**Work to do**. Copy exactly the lines from the start of the data below through the one that carries "import plotly.graph_objects as go", and only those.

(Records with drawing code)
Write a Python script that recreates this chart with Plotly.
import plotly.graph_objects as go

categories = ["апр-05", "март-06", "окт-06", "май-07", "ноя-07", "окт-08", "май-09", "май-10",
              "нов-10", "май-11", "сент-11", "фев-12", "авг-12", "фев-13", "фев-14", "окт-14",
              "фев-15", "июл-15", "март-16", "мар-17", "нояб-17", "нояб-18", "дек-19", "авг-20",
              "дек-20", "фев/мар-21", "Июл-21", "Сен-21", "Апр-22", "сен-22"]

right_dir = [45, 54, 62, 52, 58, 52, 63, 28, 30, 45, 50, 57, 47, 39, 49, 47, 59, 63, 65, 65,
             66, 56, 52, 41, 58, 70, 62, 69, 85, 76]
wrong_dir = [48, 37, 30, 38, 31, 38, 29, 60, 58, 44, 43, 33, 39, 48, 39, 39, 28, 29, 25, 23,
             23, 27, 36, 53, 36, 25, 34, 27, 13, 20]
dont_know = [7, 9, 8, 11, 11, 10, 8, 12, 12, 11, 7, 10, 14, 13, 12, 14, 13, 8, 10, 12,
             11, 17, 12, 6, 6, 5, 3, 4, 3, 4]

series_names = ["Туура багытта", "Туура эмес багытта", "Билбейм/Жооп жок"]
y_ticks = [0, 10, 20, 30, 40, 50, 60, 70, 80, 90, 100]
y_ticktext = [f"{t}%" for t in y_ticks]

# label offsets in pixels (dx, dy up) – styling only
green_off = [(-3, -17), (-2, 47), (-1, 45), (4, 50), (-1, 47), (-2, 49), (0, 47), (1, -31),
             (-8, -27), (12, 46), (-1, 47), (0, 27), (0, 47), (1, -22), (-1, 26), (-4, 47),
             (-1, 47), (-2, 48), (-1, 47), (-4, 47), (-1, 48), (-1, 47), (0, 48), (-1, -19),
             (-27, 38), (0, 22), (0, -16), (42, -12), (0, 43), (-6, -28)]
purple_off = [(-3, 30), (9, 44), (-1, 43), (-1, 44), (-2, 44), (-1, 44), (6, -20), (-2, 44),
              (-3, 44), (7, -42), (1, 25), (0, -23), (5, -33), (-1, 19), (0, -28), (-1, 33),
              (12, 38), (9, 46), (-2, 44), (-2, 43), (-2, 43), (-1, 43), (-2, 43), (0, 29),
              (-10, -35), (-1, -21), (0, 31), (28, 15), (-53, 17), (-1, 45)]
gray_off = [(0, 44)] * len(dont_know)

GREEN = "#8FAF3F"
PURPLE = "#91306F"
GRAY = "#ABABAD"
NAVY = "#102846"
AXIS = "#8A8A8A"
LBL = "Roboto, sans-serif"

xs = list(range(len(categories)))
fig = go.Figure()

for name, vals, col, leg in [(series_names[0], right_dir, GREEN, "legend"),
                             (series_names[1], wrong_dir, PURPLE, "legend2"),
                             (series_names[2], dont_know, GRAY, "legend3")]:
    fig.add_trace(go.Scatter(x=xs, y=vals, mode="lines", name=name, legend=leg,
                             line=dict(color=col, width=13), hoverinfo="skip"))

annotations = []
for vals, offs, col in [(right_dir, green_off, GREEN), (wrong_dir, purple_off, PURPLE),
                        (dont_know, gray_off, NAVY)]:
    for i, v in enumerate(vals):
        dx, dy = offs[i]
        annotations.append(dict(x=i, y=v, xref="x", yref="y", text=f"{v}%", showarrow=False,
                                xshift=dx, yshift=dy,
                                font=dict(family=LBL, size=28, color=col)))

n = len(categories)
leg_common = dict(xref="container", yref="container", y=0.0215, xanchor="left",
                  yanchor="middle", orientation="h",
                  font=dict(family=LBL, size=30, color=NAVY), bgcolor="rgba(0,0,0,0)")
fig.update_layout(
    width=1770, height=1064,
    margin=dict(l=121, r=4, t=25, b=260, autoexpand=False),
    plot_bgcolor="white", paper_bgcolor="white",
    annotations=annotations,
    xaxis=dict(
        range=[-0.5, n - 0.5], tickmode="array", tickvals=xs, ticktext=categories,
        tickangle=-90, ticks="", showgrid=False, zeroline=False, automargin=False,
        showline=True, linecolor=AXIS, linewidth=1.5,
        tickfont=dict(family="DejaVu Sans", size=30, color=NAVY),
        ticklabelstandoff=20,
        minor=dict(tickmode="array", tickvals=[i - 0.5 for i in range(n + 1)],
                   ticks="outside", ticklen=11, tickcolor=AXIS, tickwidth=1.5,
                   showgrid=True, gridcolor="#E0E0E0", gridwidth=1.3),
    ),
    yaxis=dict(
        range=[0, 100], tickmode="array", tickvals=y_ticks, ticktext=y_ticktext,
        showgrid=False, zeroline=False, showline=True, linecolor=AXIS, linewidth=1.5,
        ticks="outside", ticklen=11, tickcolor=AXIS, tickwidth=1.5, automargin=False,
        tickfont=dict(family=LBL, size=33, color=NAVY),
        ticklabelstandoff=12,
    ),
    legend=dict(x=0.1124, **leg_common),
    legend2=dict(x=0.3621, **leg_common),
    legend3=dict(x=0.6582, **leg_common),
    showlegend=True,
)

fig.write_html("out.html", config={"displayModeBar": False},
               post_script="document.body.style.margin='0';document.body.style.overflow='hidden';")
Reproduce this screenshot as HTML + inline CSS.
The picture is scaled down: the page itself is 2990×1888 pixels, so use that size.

**Output**.
Write a Python script that recreates this chart with Plotly.
import plotly.graph_objects as go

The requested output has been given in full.